The next morning the PCs are sitting around talking about events. Duncan had left earlier, before they were up, but he returned, and informed them the mayor wished to speak with them about last night. Again, Merral seems a bit put off by the questioning. I think he feels he doesn’t really want anything to do with this, or with these other PCs. Maybe he will warm up to them.
They make their way to the town hall. I had trouble putting a name to it. Maybe because my laptop decided to hibernate right about now. Seems the power strip wasn’t turned on. So after a minute or two of waiting for my laptop to restart, we continued.
Kenrick questioned the PCs about last night, asking some of the same questions again (I think Merral needs to relax a bit.) He asked if they had ever seen anything like the medallion before. The PCs responded that they had not seen it before last night, and they did not know who the stranger was.

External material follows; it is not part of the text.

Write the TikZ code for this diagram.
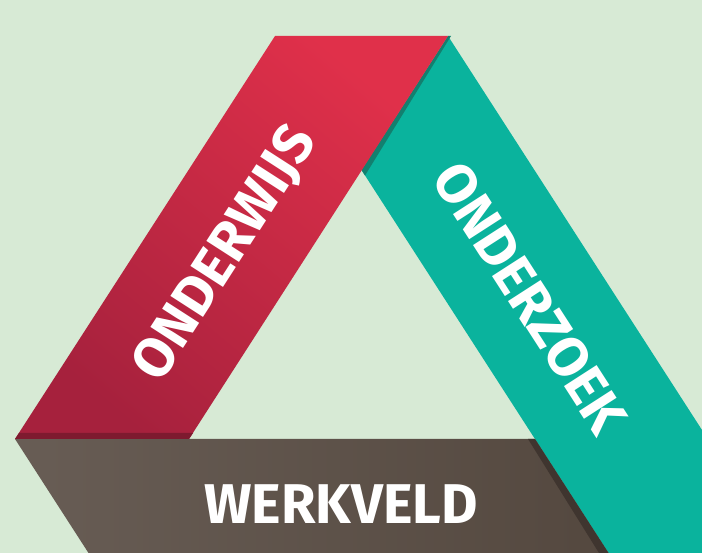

So Mayor Kenrick proceeded to tell them about his passion. The medallion was from the lost stronghold of Rogahn and Zelligar, a famous fighter and wizard team that used to live in the region south of here. They disappeared some 50-60 years ago. Ever since, people have been searching for their stronghold, to discover what happened, and what they may have left behind.
Kenrick asked the PCs if they would be willing to go on a quest for him, to find this stronghold. He offered to send two of the town guards along to accompany them, Robert and Wallace. He will even lend them a horse or two to help carry their supplies.
During the discussion, a guard entered the room, informing Kenrick that they had discovered a document on the dead man from last evening. Taking the document, Kenrick opened it and discovered it was a rough map to the stronghold. “So it seems he was telling the truth,” said Gilwyn, remembering the last words of the stranger.
Kenrick told them to prepare for the journey and meet at the town gates at noon.
And so our first session came to a close. It took about 45 minutes to play through all of that. We covered much more ground than I anticipated for that amount of time. Fortunately, enough of the story had been prepared ahead of time. A few things needed to be adjusted based on the character background stories, and also because their actions didn’t follow what I expected. But all things considered, I think it went ok for a first session.
I have until next Saturday to prepare for our next gathering. It will be a good time to introduce the combat system. They thought purchasing equipment was unnecessarily detailed! I hope combat doesn’t completely turn them off to GURPS. I think if I’m careful and ease into the rules a little at a time, it will go well.